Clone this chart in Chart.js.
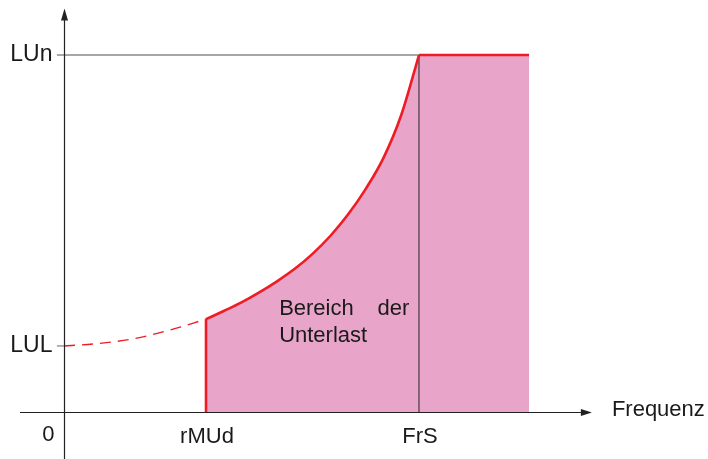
<!DOCTYPE html>
<html>
<head>
<meta charset="utf-8">
<script src="https://cdn.jsdelivr.net/npm/chart.js@4/dist/chart.umd.min.js"></script>
<style>
  html, body { margin: 0; padding: 0; background: #ffffff; }
  #wrap { width: 708px; height: 459px; }
</style>
</head>
<body>
<div id="wrap"><canvas id="c" width="708" height="459"></canvas></div>
<script>
// Levels and frequencies (relative units: FrS = 100, LUn = 100)
const levelLUn = 100;
const levelLUL = 18.5;
const freqRMUd = 40;
const freqFrS = 100;
const freqEnd = 131;

// Underload threshold curve between rMUd and FrS
const curveX = [40, 45, 50, 55, 60, 65, 70, 75, 80, 85, 90, 95, 100];
const curveY = [26.0, 28.3, 30.7, 33.5, 36.6, 40.1, 44.3, 49.3, 55.3, 62.5, 71.2, 83.2, 100];

// Extension of the curve below rMUd (dashed)
const dashX = [0, 10, 20, 30, 40];
const dashY = [18.5, 19.2, 20.6, 23.0, 26.0];

// Axis labels
const yTickValues = [levelLUn, levelLUL];
const yTickLabels = ['LUn', 'LUL'];
const xTickValues = [freqRMUd, freqFrS];
const xTickLabels = ['rMUd', 'FrS'];
const originLabel = '0';
const xAxisTitle = 'Frequenz';
const areaLabel = ['Bereich', 'der', 'Unterlast'];

const RED = '#ee1c25';
const PINK = '#e9a5c9';
const FONT = '"Liberation Sans", Arial, Helvetica, sans-serif';

const pts = (xs, ys) => xs.map((x, i) => ({ x, y: ys[i] }));
const curvePts = pts(curveX, curveY);

const decorations = {
  id: 'decorations',
  afterDraw(chart) {
    const { ctx, scales: { x, y } } = chart;
    const x0 = Math.round(x.getPixelForValue(0)) + 0.5;
    const y0 = Math.round(y.getPixelForValue(0)) + 0.5;
    ctx.save();
    ctx.strokeStyle = '#222';
    ctx.fillStyle = '#222';
    ctx.lineWidth = 1.2;

    // horizontal axis with arrow
    const xL = x.getPixelForValue(-12.4);
    const xR = x.getPixelForValue(148.7);
    ctx.beginPath();
    ctx.moveTo(xL, y0);
    ctx.lineTo(xR - 6, y0);
    ctx.stroke();
    ctx.beginPath();
    ctx.moveTo(xR, y0);
    ctx.lineTo(xR - 11, y0 - 3.5);
    ctx.lineTo(xR - 11, y0 + 3.5);
    ctx.closePath();
    ctx.fill();

    // vertical axis with arrow
    const yT = y.getPixelForValue(113);
    const yB = y.getPixelForValue(-13.2);
    ctx.beginPath();
    ctx.moveTo(x0, yB);
    ctx.lineTo(x0, yT + 6);
    ctx.stroke();
    ctx.beginPath();
    ctx.moveTo(x0, yT);
    ctx.lineTo(x0 - 3.5, yT + 12);
    ctx.lineTo(x0 + 3.5, yT + 12);
    ctx.closePath();
    ctx.fill();

    // labels
    ctx.fillStyle = '#1a1a1a';
    ctx.textBaseline = 'middle';
    ctx.textAlign = 'right';
    ctx.font = '23px ' + FONT;
    yTickValues.forEach((v, i) => {
      ctx.fillText(yTickLabels[i], x0 - 12, y.getPixelForValue(v));
    });
    ctx.font = '22px ' + FONT;
    ctx.fillText(originLabel, x0 - 10, y0 + 22);
    ctx.textAlign = 'center';
    xTickValues.forEach((v, i) => {
      ctx.fillText(xTickLabels[i], x.getPixelForValue(v) + 1, y0 + 24);
    });
    ctx.textAlign = 'left';
    ctx.fillText(xAxisTitle, xR + 20, y0 - 3);

    ctx.textBaseline = 'alphabetic';
    ctx.textAlign = 'left';
    const tx = x.getPixelForValue(60.6);
    ctx.fillText(areaLabel[0], tx, y.getPixelForValue(27.3));
    ctx.fillText(areaLabel[2], tx, y.getPixelForValue(19.6));
    ctx.textAlign = 'right';
    ctx.fillText(areaLabel[1], x.getPixelForValue(97.3), y.getPixelForValue(27.3));
    ctx.restore();
  }
};

new Chart(document.getElementById('c'), {
  type: 'line',
  data: {
    datasets: [
      { data: curvePts, fill: 'origin', backgroundColor: PINK, borderWidth: 0,
        cubicInterpolationMode: 'monotone', order: 6 },
      { data: pts([freqFrS, freqEnd], [levelLUn, levelLUn]), fill: 'origin',
        backgroundColor: PINK, borderWidth: 0, order: 6 },
      { data: pts([-2, freqFrS], [levelLUn, levelLUn]), borderColor: '#8a8a8a',
        borderWidth: 1.3, order: 5 },
      { data: pts([-2, 0], [levelLUL, levelLUL]), borderColor: '#8a8a8a',
        borderWidth: 1.3, order: 5 },
      { data: pts([freqFrS, freqFrS], [0, levelLUn]), borderColor: '#222',
        borderWidth: 1, order: 4 },
      { data: curvePts, borderColor: RED, borderWidth: 2.6,
        cubicInterpolationMode: 'monotone', order: 1 },
      { data: pts([freqFrS, freqEnd], [levelLUn, levelLUn]), borderColor: RED,
        borderWidth: 2.6, order: 1 },
      { data: pts([freqRMUd, freqRMUd], [0, curveY[0]]), borderColor: RED,
        borderWidth: 2.6, order: 1 },
      { data: pts(dashX, dashY), borderColor: RED, borderWidth: 1.4,
        borderDash: [11, 7], cubicInterpolationMode: 'monotone', order: 1 }
    ]
  },
  options: {
    responsive: false,
    animation: false,
    devicePixelRatio: 1,
    layout: { padding: 0 },
    elements: { point: { radius: 0, hoverRadius: 0 }, line: { borderCapStyle: 'butt' } },
    scales: {
      x: { type: 'linear', min: -18.03, max: 181.41, display: false },
      y: { type: 'linear', min: -13.17, max: 115.41, display: false }
    },
    plugins: { legend: { display: false }, tooltip: { enabled: false } }
  },
  plugins: [decorations]
});
</script>
</body>
</html>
──────────
Aim
Reproduce only the lines from the beginning of the data through the line that contains "const freqEnd = 131;", both included, and please drop the pictures.

Task response
Clone this chart in Chart.js.
<!DOCTYPE html>
<html>
<head>
<meta charset="utf-8">
<script src="https://cdn.jsdelivr.net/npm/chart.js@4/dist/chart.umd.min.js"></script>
<style>
  html, body { margin: 0; padding: 0; background: #ffffff; }
  #wrap { width: 708px; height: 459px; }
</style>
</head>
<body>
<div id="wrap"><canvas id="c" width="708" height="459"></canvas></div>
<script>
// Levels and frequencies (relative units: FrS = 100, LUn = 100)
const levelLUn = 100;
const levelLUL = 18.5;
const freqRMUd = 40;
const freqFrS = 100;
const freqEnd = 131;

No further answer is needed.